The pain, agony and the anguish, a daughter could feel, when she beholds, helplessly, her innocent father going to the gallows at the hands of an illegitimate usurper and a tyrant, was unimaginable. But, Zulfikar Ali Bhutto was calm. He was a student of history. He was going to be a part of history, as a martyr, an upright man, and a man who had a romance with the masses. It was not a losing deal for him. Just half an hour was available to them to meet for the very last time. “Half an hour. Half an hour to say good-bye to the person I love more than any other one in my life. The pain in my chest tightens into a vice. I must not cry. I must not break down and make my father’s ordeal any more difficult,” Benazir later wrote in her biography.

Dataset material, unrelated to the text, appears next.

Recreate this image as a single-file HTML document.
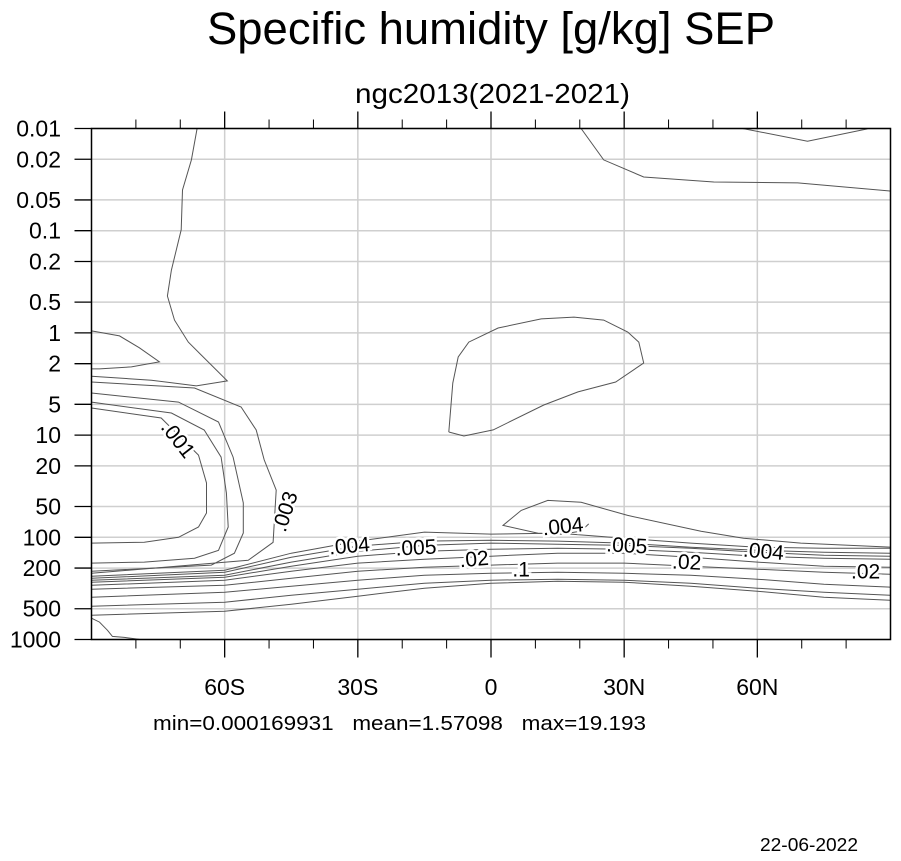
<!DOCTYPE html>
<html><head><meta charset="utf-8"><style>
html,body{margin:0;padding:0;background:#fff;}
svg{display:block;font-family:"Liberation Sans",Arial,sans-serif;}
</style></head><body>
<svg id="chart" width="901" height="861" viewBox="0 0 901 861" xmlns="http://www.w3.org/2000/svg">
<text x="207" y="44" font-size="45" textLength="568" lengthAdjust="spacingAndGlyphs">Specific humidity [g/kg] SEP</text>
<text x="355" y="103" font-size="28" textLength="275" lengthAdjust="spacingAndGlyphs">ngc2013(2021-2021)</text>
<g id="grid"></g>
<g id="contours"></g>
<g id="labels"></g>
<g id="axes"></g>
<text x="153" y="730" font-size="20" xml:space="preserve" style="white-space:pre" textLength="493" lengthAdjust="spacingAndGlyphs">min=0.000169931   mean=1.57098   max=19.193</text>
<text x="760" y="851" font-size="18" textLength="98" lengthAdjust="spacingAndGlyphs">22-06-2022</text>
</svg>
<script>
const pressureTicks = [0.01,0.02,0.05,0.1,0.2,0.5,1,2,5,10,20,50,100,200,500,1000];
const pressureTickLabels = ["0.01","0.02","0.05","0.1","0.2","0.5","1","2","5","10","20","50","100","200","500","1000"];
const latTicks = [-60,-30,0,30,60];
const latTickLabels = ["60S","30S","0","30N","60N"];
const latMinorTicks = [-80,-70,-50,-40,-20,-10,10,20,40,50,70,80];

const bandLats = [-90,-60,-45,-30,-15,0,15,30,45,60,75,90];
const band1 = [241,210,143,109,89,93,91,102,114,125,128,128];
const band2 = [252,220,157,122,109,107,109,114,125,134,140,143];
const band3 = [263,235,175,137,120,114,117,120,128,140,150,153];
const band4 = [275,246,192,153,137,131,128,131,140,153,160,164];
const band5 = [295,263,215,179,164,153,143,143,157,175,192,196];
const band6 = [322,295,252,215,196,187,179,179,192,205,220,230];
const band7 = [386,345,301,263,235,225,220,225,235,257,288,308];
const band8 = [472,432,369,322,282,263,257,263,282,315,345,369];
const band9 = [578,528,452,377,315,282,269,275,301,337,386,413];

const contourA = [[-66.2,0.01],[-67.5,0.0203],[-69.5,0.04],[-69.8,0.098],[-72,0.243],[-72.9,0.435],[-71.3,0.75],[-68.2,1.23],[-65.3,1.64],[-59.4,2.95],[-66.4,3.3],[-76.5,2.9],[-90,2.65]];
const contourB = [[-90,0.957],[-83.7,1.07],[-79.2,1.4],[-74.7,1.92],[-81,2.15],[-88.2,2.25],[-90,2.25]];
const contourC1 = [[-90,5.43],[-74.3,6.8],[-65.9,15.7],[-64.1,29.4],[-64.1,57.8],[-65.9,79.3],[-70.4,100],[-78.1,112],[-90,114]];
const contourC2 = [[-90,4.75],[-72,6.08],[-64.6,8.92],[-60.8,16.4],[-59.6,36.8],[-59.2,79.3],[-61.4,134],[-66.8,160],[-78.1,175],[-90,179]];
const contourC3 = [[-90,3.87],[-70.4,4.75],[-61.4,7.45],[-58.1,16.4],[-55.8,46.1],[-55.8,90.8],[-57.8,143],[-63,187],[-90,215]];
const contourC4 = [[-90,3.02],[-66.8,3.46],[-56.3,5.31],[-52.9,8.92],[-51.1,17.5],[-48.4,34.5],[-49.1,112],[-54.7,168],[-90,225]];
const contourMid = [[-9.5,9.33],[-8.6,3.09],[-7.4,1.72],[-5,1.23],[1.6,0.895],[11.3,0.73],[18.7,0.7],[25.4,0.75],[30.8,0.98],[33.3,1.23],[34.4,1.97],[28.1,3.02],[19.6,3.78],[11.9,5.07],[0.5,8.9],[-6.1,10.2],[-9.5,9.33]];
const contourTop1 = [[20.3,0.01],[25.4,0.0203],[34.4,0.0298],[50.2,0.0334],[69.1,0.0341],[90,0.041]];
const contourTop2 = [[56.7,0.01],[71.3,0.0133],[84.8,0.0101]];
const contourBubble = [[90,125],[69.8,114],[56.9,102],[47.3,87.3],[30.8,61],[20.3,45.5],[12.8,43.5],[6.8,54.5],[2.7,76.5],[10.6,91.3],[15.8,93.3],[20.3,87],[22,74]];
const contourSfc = [[-90,619],[-88.2,676],[-86.4,812],[-85.3,932],[-82.6,953],[-79.2,998]];

const labelText = [".001",".003",".004",".005",".02",".1",".004",".005",".02",".004",".02"];
const labelLat = [-70.5,-46.4,-31.9,-16.9,-3.8,6.8,16.2,30.6,44.1,61.4,84.4];
const labelP = [11,56,121,126,163,207,78,120,175,137,216];
const labelRot = [52,-72,-5,-3,-5,0,-6,3,3,5,0];

const X0=91.5, X1=890.5, Y0=128.5, Y1=639.5;
const xs = lat => X0 + (lat+90)/180*(X1-X0);
const ys = p => Y0 + (Math.log10(p)+2)/5*(Y1-Y0);
const NS="http://www.w3.org/2000/svg";
function mk(tag, parent, attrs){const e=document.createElementNS(NS,tag);for(const k in attrs)e.setAttribute(k,attrs[k]);parent.appendChild(e);return e;}

const grid=document.getElementById('grid');
pressureTicks.forEach(p=>{
  const l=mk('line',grid,{x1:X0,x2:X1,y1:ys(p),y2:ys(p),stroke:'#cfcfcf','stroke-width':1.5});
  
  
});
latTicks.forEach(t=>{
  const l=mk('line',grid,{x1:xs(t),x2:xs(t),y1:Y0,y2:Y1,stroke:'#cfcfcf','stroke-width':1.5});
  
  
});

const cg=document.getElementById('contours');
function pathFrom(pts){return pts.map((q,i)=>(i?'L':'M')+xs(q[0]).toFixed(1)+','+ys(q[1]).toFixed(1)).join(' ');}
const bands=[band1,band2,band3,band4,band5,band6,band7,band8,band9];
bands.forEach((b,i)=>{
  const pts=bandLats.map((la,j)=>[la,b[j]]);
  const e=mk('path',cg,{d:pathFrom(pts),fill:'none',stroke:'#555','stroke-width':1});
  
  
});
const others={'contour-a':contourA,'contour-b':contourB,'contour-c1':contourC1,'contour-c2':contourC2,'contour-c3':contourC3,'contour-c4':contourC4,'contour-mid-loop':contourMid,'contour-top-1':contourTop1,'contour-top-2':contourTop2,'contour-bubble':contourBubble,'contour-surface':contourSfc};
for(const k in others){
  const e=mk('path',cg,{d:pathFrom(others[k]),fill:'none',stroke:'#555','stroke-width':1});
  
  
}

const lg=document.getElementById('labels');
labelText.forEach((t,i)=>{
  const x=xs(labelLat[i]), y=ys(labelP[i]);
  const e=mk('text',lg,{x:x,y:y+7,'font-size':21,'text-anchor':'middle',transform:`rotate(${labelRot[i]} ${x} ${y})`,stroke:'#fff','stroke-width':5,'paint-order':'stroke',fill:'#000'});
  e.textContent=t;
  
  
});

const ax=document.getElementById('axes');
const fr=mk('rect',ax,{x:X0,y:Y0,width:X1-X0,height:Y1-Y0,fill:'none',stroke:'#000','stroke-width':1.5});


pressureTicks.forEach((p,i)=>{
  const tk=mk('line',ax,{x1:X0-17,x2:X0,y1:ys(p),y2:ys(p),stroke:'#000','stroke-width':1.3});
  
  
  const tx=mk('text',ax,{x:61,y:ys(p)+8,'font-size':23,'text-anchor':'end'});
  tx.textContent=pressureTickLabels[i];
  
  
});
latTicks.forEach((t,i)=>{
  const a=mk('line',ax,{x1:xs(t),x2:xs(t),y1:Y0-17,y2:Y0,stroke:'#000','stroke-width':1.3});
  
  
  const b=mk('line',ax,{x1:xs(t),x2:xs(t),y1:Y1,y2:Y1+18,stroke:'#000','stroke-width':1.3});
  
  
  const tx=mk('text',ax,{x:xs(t),y:695,'font-size':23,'text-anchor':'middle'});
  tx.textContent=latTickLabels[i];
  
  
});
latMinorTicks.forEach(t=>{
  const a=mk('line',ax,{x1:xs(t),x2:xs(t),y1:Y0-9,y2:Y0,stroke:'#000','stroke-width':1});
  
  
  const b=mk('line',ax,{x1:xs(t),x2:xs(t),y1:Y1,y2:Y1+9,stroke:'#000','stroke-width':1});
  
  
});
</script>
</body></html>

Murtaza, Shahnawaz and Sanam were out of the country. “Give my love to the other children. “Tell Mir and Sunny and Shah that I have tried to be a good father and wish I could have said good-bye to them,” Zulfikar Ali Bhutto conveyed his last regards. None of the two of his listeners could reply. “You have both suffered a lot,” he addressed them. “Now that they are going to kill me tonight, I want to free you as well. If you want to, you can leave Pakistan while the Constitution is suspended and Martial Law imposed. If you want peace of mind and to pick up your lives again, then you might want to go to Europe. I give you my permission. You can go.” Benazir is unable to reply. Her mother could hardly speak. “No. No. We can’t go. We’ll never go. The General must not think they have won. Zia has scheduled elections again, though who knows if he will dare to hold them? If we leave, there will be no one to lead the party, the party you built.”
“And you, Pinkie? Zulfikar Ali Bhutto asked Benazir.
“I could never go,” came a firm reply.
“I am so glad. You don’t know how much I love you. You are my jewel. You always have been,” a happy father told his daughter.
Time was up by then. The last meeting had ended. It was time to say goodbye to each other, for the last time in the living life. The time to depart. How much they wanted to hug each other, the most loved-one. But, the iron bars stood in between them. Benazir asked the jail superintendent, standing close by, to open the door just for a moment so that she could embrace her father for the last time! The request was refused. Zulfikar Ali Bhutto brought his hand out of the space within the bars and kept it on his daughter’s head. He gave her his good wishes for the last time! The meeting was over.
Hours later, by middle of the night, he was martyred.